Grappling with his gender identity was hard enough, Grimm said, and being forced from the bathroom where he felt most comfortable only exacerbated the anguish.

“Matters like identity and self-consciousness are something that most kids grapple with in this age range. . . . When you’re a transgender teenager, these things are often very potent,” Grimm said in a call with reporters last month. “I feel humiliated and dysphoric every time I’m forced to use a separate facility.”

Va. transgender teen’s case could have national implications

Transgender advocates often attribute the backlash to a lack of understanding.

So when Gov. Daugaard said this month that he had never met a transgender person, he heard from a transgender woman, 22-year-old Kendra Heathscott, who corrected him: A dozen years ago, the two crossed paths when Heathscott attended a day program at the Children’s Home Society, a child-welfare organization that Daugaard ran at the time.

The South Dakota governor invited Heathscott and two other transgender people to meet with him last week as he weighed whether to sign into law the bill restricting bathroom use.

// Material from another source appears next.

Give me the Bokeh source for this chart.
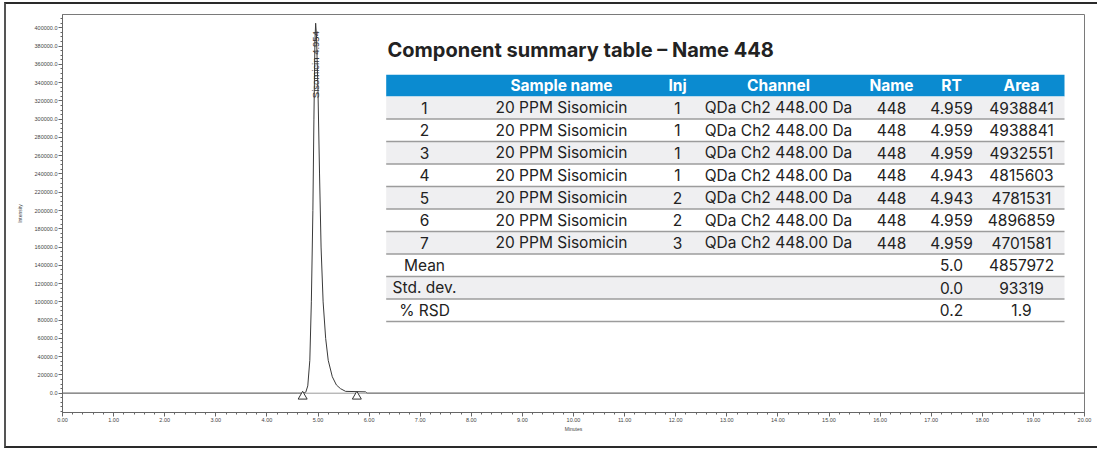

“The goal was to go in there and humanize and give a face to the people who he potentially could be impacting,” Heathscott said.

She said she started dressing in girls’ clothing as a child and endured taunting and bullying growing up. Her peers called her “it” and a “he-she.” Locker rooms were especially mortifying. Heathscott was deeply embarrassed about her body, and her appearance in the boys’ locker room became a source of more name-calling. She said she was punished for dressing like a girl and forced to wash off her makeup in high school before school portraits.

Heathscott called the governor “down to earth.” She believed he heard what she and the other young transgender people were saying. And she hoped that it would influence him to veto the measure.